GayandRight

My name is Fred and I am a gay conservative living in Ottawa. This blog supports limited government, the right of the State of Israel to live in peace and security, and tries to expose the threat to us all from cultural relativism, post-modernism, and radical Islam. I am also the founder of the Free Thinking Film Society in Ottawa (www.freethinkingfilms.com)

Sunday, February 01, 2009

Are ecoterrorists coming next???

Or is this just fear-mongering???
The terrorists' letter arrived at the Mayor of Los Angeles's office on November 30, 1989. A group calling itself “the Breeders” claimed to have released the Mediterranean fruit fly in Los Angeles and Orange counties, and threatened to expand their attack to the San Joaquin Valley, an important centre of Californian agriculture.

With perverse logic, they said that unless the Government stopped using pesticides they would assure a cataclysmic infestation that would lead to the quarantining of California produce, costing 132,000 jobs and $13.4 billion in lost trade.

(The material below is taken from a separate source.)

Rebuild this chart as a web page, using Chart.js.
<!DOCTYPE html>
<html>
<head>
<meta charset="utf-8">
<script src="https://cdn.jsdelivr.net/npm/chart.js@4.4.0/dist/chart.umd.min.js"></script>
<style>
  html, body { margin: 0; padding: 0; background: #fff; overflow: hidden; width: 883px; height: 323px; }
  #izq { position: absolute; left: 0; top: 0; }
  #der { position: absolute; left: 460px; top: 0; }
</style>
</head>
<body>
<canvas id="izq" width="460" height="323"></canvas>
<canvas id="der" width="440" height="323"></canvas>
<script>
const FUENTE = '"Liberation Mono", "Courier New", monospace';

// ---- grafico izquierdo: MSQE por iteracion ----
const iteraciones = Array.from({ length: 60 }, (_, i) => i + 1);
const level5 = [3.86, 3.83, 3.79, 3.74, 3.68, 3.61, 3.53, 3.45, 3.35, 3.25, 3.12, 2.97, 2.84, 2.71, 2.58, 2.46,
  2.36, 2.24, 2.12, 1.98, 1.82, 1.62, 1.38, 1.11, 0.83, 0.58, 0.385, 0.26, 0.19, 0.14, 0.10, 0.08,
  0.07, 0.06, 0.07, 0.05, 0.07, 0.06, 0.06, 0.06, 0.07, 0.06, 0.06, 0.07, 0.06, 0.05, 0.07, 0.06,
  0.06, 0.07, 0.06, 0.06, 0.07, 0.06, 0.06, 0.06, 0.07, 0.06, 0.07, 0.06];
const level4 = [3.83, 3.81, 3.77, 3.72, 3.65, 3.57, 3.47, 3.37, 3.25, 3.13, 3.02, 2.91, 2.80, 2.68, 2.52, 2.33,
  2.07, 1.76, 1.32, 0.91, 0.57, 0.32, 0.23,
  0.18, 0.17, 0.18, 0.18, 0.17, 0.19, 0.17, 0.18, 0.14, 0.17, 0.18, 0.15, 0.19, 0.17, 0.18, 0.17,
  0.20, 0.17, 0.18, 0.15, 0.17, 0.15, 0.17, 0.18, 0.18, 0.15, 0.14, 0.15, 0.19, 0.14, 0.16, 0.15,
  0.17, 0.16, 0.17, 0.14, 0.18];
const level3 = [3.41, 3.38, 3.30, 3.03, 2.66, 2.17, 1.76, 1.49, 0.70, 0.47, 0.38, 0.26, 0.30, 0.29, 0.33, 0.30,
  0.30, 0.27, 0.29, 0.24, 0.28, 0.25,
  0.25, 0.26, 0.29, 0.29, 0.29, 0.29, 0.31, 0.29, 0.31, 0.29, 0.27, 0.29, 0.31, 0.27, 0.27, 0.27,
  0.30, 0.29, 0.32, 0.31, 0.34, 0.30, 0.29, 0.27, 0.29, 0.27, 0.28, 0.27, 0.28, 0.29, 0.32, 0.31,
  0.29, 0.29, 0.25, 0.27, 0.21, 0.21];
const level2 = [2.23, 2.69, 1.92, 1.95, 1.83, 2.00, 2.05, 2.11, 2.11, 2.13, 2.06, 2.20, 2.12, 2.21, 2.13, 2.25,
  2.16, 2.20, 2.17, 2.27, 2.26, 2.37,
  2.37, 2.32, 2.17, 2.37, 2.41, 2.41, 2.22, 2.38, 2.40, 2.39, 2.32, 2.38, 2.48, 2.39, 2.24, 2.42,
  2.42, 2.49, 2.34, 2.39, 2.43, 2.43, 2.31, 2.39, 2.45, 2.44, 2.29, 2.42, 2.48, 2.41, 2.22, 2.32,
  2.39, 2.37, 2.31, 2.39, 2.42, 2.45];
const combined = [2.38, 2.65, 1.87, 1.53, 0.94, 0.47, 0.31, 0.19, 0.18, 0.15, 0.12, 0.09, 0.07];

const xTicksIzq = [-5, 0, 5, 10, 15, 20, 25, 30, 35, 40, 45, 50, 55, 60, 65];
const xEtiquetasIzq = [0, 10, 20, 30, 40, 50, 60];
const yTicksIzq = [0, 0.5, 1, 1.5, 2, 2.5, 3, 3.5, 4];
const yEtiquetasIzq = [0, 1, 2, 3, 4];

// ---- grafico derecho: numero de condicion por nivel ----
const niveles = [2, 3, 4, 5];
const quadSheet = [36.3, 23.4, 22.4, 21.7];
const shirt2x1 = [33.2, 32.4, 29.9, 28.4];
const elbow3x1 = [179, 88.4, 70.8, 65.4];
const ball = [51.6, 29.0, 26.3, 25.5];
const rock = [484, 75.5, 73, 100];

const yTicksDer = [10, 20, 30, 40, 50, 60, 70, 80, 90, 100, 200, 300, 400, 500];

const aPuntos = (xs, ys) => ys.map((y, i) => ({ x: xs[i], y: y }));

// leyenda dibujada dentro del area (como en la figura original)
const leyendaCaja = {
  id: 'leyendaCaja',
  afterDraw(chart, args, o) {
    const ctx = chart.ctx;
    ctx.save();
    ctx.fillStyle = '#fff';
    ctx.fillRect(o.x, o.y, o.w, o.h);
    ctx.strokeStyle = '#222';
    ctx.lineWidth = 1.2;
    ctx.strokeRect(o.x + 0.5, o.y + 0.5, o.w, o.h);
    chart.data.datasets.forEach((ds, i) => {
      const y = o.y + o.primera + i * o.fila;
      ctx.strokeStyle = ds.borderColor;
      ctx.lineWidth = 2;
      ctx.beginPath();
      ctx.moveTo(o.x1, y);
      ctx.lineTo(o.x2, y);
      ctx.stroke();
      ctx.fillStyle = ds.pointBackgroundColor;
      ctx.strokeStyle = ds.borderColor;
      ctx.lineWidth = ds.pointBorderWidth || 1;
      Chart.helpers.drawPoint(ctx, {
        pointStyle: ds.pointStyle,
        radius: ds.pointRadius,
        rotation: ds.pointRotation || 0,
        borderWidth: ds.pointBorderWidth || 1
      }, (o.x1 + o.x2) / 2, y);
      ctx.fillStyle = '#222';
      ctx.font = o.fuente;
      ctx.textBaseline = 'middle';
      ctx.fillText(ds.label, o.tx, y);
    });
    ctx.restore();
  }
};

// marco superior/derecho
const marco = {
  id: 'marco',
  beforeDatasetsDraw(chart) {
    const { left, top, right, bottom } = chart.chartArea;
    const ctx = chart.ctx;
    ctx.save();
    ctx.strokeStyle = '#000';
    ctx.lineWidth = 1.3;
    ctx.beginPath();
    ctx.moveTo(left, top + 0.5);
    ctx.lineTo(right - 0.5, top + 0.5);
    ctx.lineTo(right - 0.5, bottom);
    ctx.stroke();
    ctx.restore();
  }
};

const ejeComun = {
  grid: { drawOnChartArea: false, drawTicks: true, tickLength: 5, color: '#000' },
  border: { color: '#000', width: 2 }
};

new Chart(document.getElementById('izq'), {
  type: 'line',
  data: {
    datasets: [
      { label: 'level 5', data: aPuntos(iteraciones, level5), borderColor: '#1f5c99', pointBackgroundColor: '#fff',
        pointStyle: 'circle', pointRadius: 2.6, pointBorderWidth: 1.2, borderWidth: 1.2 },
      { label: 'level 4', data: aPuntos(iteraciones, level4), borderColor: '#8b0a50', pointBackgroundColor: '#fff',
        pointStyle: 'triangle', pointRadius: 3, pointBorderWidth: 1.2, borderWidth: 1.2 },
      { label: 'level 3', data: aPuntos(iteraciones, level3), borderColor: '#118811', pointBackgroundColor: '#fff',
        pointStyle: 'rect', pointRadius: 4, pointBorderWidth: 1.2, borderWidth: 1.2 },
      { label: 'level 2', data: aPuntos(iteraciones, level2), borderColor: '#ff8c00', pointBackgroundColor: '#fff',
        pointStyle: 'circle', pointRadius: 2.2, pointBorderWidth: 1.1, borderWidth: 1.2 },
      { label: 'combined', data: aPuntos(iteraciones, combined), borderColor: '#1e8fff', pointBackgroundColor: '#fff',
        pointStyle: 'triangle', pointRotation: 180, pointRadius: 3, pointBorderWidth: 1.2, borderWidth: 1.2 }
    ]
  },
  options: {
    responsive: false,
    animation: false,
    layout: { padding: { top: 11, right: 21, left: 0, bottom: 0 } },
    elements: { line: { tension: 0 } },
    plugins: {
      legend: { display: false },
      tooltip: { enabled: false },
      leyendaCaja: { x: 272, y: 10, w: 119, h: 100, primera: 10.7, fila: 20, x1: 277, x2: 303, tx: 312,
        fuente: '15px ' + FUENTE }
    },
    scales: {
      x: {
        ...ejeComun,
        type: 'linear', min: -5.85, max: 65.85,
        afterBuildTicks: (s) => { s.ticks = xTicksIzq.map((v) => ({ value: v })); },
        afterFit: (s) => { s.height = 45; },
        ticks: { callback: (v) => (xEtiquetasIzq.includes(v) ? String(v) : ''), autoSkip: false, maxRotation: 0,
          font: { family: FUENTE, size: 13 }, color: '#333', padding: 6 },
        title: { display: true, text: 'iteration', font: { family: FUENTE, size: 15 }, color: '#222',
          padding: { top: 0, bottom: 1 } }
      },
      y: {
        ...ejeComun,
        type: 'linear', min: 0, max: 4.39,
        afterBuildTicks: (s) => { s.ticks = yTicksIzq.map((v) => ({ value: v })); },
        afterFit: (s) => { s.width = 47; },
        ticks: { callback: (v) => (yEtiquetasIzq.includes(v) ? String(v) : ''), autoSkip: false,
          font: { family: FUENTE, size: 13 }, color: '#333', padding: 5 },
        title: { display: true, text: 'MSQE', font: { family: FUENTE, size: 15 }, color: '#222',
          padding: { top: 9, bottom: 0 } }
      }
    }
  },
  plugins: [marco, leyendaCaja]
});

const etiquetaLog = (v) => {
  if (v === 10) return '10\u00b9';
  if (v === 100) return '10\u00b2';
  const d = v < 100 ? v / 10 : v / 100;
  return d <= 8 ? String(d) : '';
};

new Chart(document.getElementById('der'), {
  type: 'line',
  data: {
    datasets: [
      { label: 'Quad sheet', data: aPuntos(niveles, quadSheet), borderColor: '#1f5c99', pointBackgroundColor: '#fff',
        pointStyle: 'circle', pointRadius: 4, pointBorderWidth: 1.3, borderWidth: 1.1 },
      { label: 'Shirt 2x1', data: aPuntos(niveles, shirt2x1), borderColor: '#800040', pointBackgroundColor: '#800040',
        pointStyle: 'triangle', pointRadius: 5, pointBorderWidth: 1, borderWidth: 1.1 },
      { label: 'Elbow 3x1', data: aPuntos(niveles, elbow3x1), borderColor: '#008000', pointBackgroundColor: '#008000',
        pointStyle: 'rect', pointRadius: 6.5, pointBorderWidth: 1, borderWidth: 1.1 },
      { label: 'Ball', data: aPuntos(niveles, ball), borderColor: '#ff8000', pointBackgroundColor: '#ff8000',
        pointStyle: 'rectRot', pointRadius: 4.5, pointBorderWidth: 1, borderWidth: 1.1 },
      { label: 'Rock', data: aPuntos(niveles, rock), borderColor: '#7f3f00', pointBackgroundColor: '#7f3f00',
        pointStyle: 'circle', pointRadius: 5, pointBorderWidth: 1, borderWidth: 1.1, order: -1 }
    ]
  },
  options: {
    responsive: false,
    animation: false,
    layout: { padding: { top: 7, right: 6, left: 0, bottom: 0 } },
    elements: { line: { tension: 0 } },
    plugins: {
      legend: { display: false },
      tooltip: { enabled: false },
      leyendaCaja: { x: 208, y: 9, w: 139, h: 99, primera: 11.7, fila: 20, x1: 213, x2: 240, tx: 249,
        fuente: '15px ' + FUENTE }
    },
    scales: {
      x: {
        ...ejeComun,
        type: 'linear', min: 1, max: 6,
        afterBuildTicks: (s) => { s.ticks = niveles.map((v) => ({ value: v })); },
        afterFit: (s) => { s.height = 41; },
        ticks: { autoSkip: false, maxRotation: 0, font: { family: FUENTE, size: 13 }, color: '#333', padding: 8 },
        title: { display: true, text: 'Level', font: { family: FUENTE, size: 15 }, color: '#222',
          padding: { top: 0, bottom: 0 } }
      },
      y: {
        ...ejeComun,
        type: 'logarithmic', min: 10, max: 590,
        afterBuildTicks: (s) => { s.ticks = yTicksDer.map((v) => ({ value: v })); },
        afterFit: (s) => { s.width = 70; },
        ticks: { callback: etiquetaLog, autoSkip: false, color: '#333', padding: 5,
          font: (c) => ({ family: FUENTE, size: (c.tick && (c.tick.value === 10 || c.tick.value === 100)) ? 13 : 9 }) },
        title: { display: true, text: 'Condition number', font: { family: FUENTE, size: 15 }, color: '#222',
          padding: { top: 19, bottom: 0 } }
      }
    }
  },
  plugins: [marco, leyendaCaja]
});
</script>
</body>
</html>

The infestation was real enough. It was ended by heavy spraying. It is still not known if ecoterrorists were behind it, but the panic it engendered shows that “the Breeders” were flirting with a powerful weapon.

The history and future of insects as weapons are explored in my new book, Six-Legged Soldiers. As an entomologist, I was initially interested in how human beings have conscripted insects and twisted science for use in war, terrorism and torture. It soon became apparent that the weaponisation of insects was not some quirky military footnote but a recurring theme in human strife, and quite possibly the next chapter in modern conflicts.

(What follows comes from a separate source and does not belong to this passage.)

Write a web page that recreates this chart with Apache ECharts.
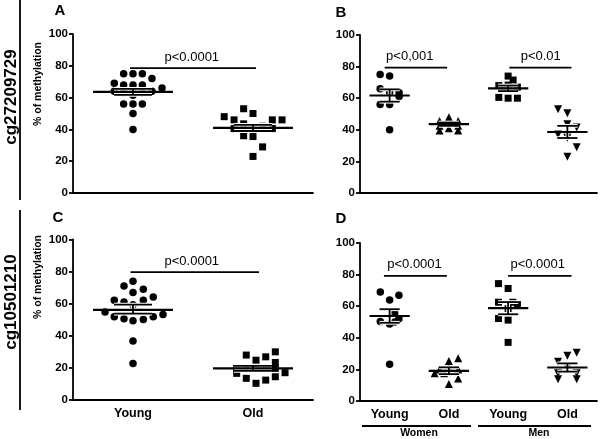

Insects are one of the cheapest and most destructive weapons available to terrorists today, and one of the most widely ignored: they are easy to sneak across borders, reproduce quickly and can spread disease and destroy crops with devastating speed.

A great strategic lesson of 9/11 has been overlooked. Terrorists need only a little ingenuity, not sophisticated weapons, to cause enormous damage. Armed only with box-cutters, terrorists hijacked aircraft and brought down the World Trade Centre. Insects are the box-cutters of biological warfare - cheap, simple and wickedly effective.

Am I being an alarmist? I wish I knew. But I do know that few people have an inkling of how insects can - and have - been used to inflict human suffering and economic destruction. And I know that government officials admit that entomological attacks are, “not something that is yet on our radar”. So my goal in Six-Legged Soldiers is to find a measured concern that lies between complacency and panic.